Modelling the short term consequences of smoking cessation in England

December 04, 2000

Modelling the short term consequences of smoking cessation in England on the hospitalisation rates for acute myocardial infarction and stroke 2000; 9:397-400

The UK government may be taking the soft option on cutting smoking rates, suggests a study in Tobacco Control. A more aggressive policy, such as that deployed in California, could more than double the cost savings to the NHS and almost triple the reductions in the number of hospital admissions for heart attacks and stroke, finds the research.

Coronary artery disease currently costs the NHS around £1000 million, much of which is attributable to smoking.

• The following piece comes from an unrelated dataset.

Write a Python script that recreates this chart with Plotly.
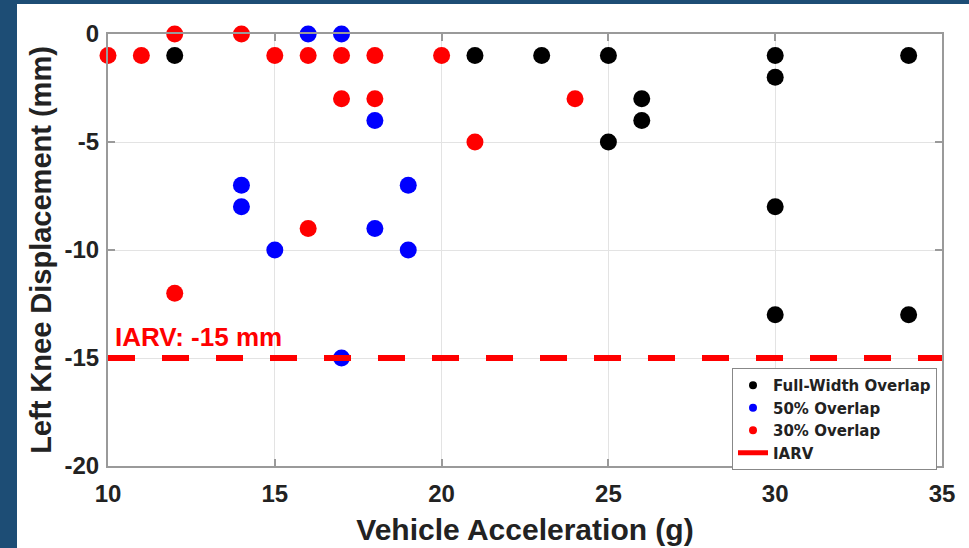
import plotly.graph_objects as go

# ---- data ----
full_x = [12, 21, 23, 25, 25, 26, 26, 30, 30, 30, 30, 34, 34]
full_y = [-1, -1, -1, -1, -5, -3, -4, -1, -2, -8, -13, -1, -13]

half_x = [16, 17, 18, 14, 14, 19, 18, 15, 19, 17]
half_y = [0, 0, -4, -7, -8, -7, -9, -10, -10, -15]

thirty_x = [10, 11, 12, 14, 15, 16, 17, 18, 20, 17, 18, 21, 16, 12, 24]
thirty_y = [-1, -1, 0, 0, -1, -1, -1, -1, -1, -3, -3, -5, -9, -12, -3]

iarv_value = -15
x_limits = [10, 35]
y_limits = [-20, 0]
x_ticks = [10, 15, 20, 25, 30, 35]
y_ticks = [-20, -15, -10, -5, 0]
y_tick_labels = ["-20", "-15", "-10", "-5", "0"]

series_names = ["Full-Width Overlap", "50% Overlap", "30% Overlap"]
series_colors = ["#000000", "#0000ff", "#ff0000"]

FONT = "Liberation Sans"
TXT = "#222222"

fig = go.Figure()

for (xs, ys), name, col in zip([(full_x, full_y), (half_x, half_y), (thirty_x, thirty_y)],
                               series_names, series_colors):
    fig.add_trace(go.Scatter(x=xs, y=ys, mode="markers", name=name, showlegend=False,
                             cliponaxis=False,
                             marker=dict(color=col, size=17, line=dict(width=0))))

# IARV threshold line (drawn on top of the markers)
fig.add_shape(type="line", xref="x", yref="y", layer="above",
              x0=x_limits[0], x1=x_limits[1], y0=iarv_value, y1=iarv_value,
              line=dict(color="#ff0000", width=6, dash="27px,27px"))

# legend-only entries
for name, col in zip(series_names, series_colors):
    fig.add_trace(go.Scatter(x=[None], y=[None], mode="markers", name=name,
                             marker=dict(color=col, size=8)))
fig.add_trace(go.Scatter(x=[None], y=[None], mode="lines", name="IARV",
                         line=dict(color="#ff0000", width=5)))

fig.add_annotation(x=x_limits[0], y=iarv_value, xref="x", yref="y",
                   text="IARV: -15 mm", showarrow=False,
                   xanchor="left", yanchor="bottom", xshift=5, yshift=4,
                   font=dict(family=FONT, size=26, color="#ff0000", weight="bold"))

axis_common = dict(
    showline=True, linecolor="#9a9a9a", linewidth=2, mirror="ticks",
    ticks="inside", ticklen=7, tickcolor="#9a9a9a", tickwidth=1.5,
    showgrid=True, gridcolor="#e3e3e3", gridwidth=1, zeroline=False,
    automargin=False,
    tickfont=dict(family=FONT, size=24, color=TXT, weight="bold"),
)

fig.update_xaxes(range=x_limits, tickvals=x_ticks, ticklabelstandoff=5, **axis_common,
                 title=dict(text="Vehicle Acceleration (g)", standoff=13,
                            font=dict(family=FONT, size=30, color=TXT, weight="bold")))
fig.update_yaxes(range=y_limits, tickvals=y_ticks, ticktext=y_tick_labels,
                 ticklabelstandoff=2, **axis_common,
                 title=dict(text="Left Knee Displacement (mm)", standoff=4,
                            font=dict(family=FONT, size=29, color=TXT, weight="bold")))

W, H = 969, 548
ml, mr, mt, mb = 108, 27, 34, 82
pw, ph = W - ml - mr, H - mt - mb

def px_to_paper_x(px):
    return (px - ml) / pw

def px_to_paper_y(py):
    return (H - mb - py) / ph

fig.add_shape(type="rect", xref="paper", yref="paper", layer="below",
              x0=px_to_paper_x(17), x1=px_to_paper_x(W + 5),
              y0=px_to_paper_y(H + 5), y1=px_to_paper_y(4),
              fillcolor="white", line=dict(width=0))

fig.update_layout(
    width=W, height=H,
    margin=dict(l=ml, r=mr, t=mt, b=mb, autoexpand=False),
    paper_bgcolor="#1d4d75", plot_bgcolor="white",
    showlegend=True,
    legend=dict(x=px_to_paper_x(937), xanchor="right", y=px_to_paper_y(368), yanchor="top",
                bgcolor="white", bordercolor="#888888", borderwidth=1,
                font=dict(family="DejaVu Sans", size=15, color=TXT, weight="bold"),
                tracegroupgap=0),
)

fig.write_html("out.html")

Using published data from health surveys and national statistics on death rates and population growth, the authors worked out the likely cost savings and health benefits for the NHS in England from achieving the target set out in the government's white paper on smoking cessation, published in 1998. This aims for a reduction in smoking rates among adults from 28 per cent in 1996 to 26 per cent by 2005, and then to 24 per cent in 2010.

They applied the same data to the more ambitious targets set for California. These specify that smoking rates among adults be reduced from 28 per cent in 1996 to 22 per cent in 2005, and then to 17 per cent in 2010-a 1 per cent reduction every year.

The results show that the UK targets would mean over 6,000 fewer hospital admissions for heart attacks and almost 5,000 fewer for strokes by 2010, saving the NHS £524 million. Adopting the Californian targets would avoid more than 14,500 admissions for heart attack and over 11,000 for stroke, saving the NHS £1.14 billion.

Dr Bhash Naidoo, Department of Public Health and Policy, London School of Hygiene and Tropical Medicine, London.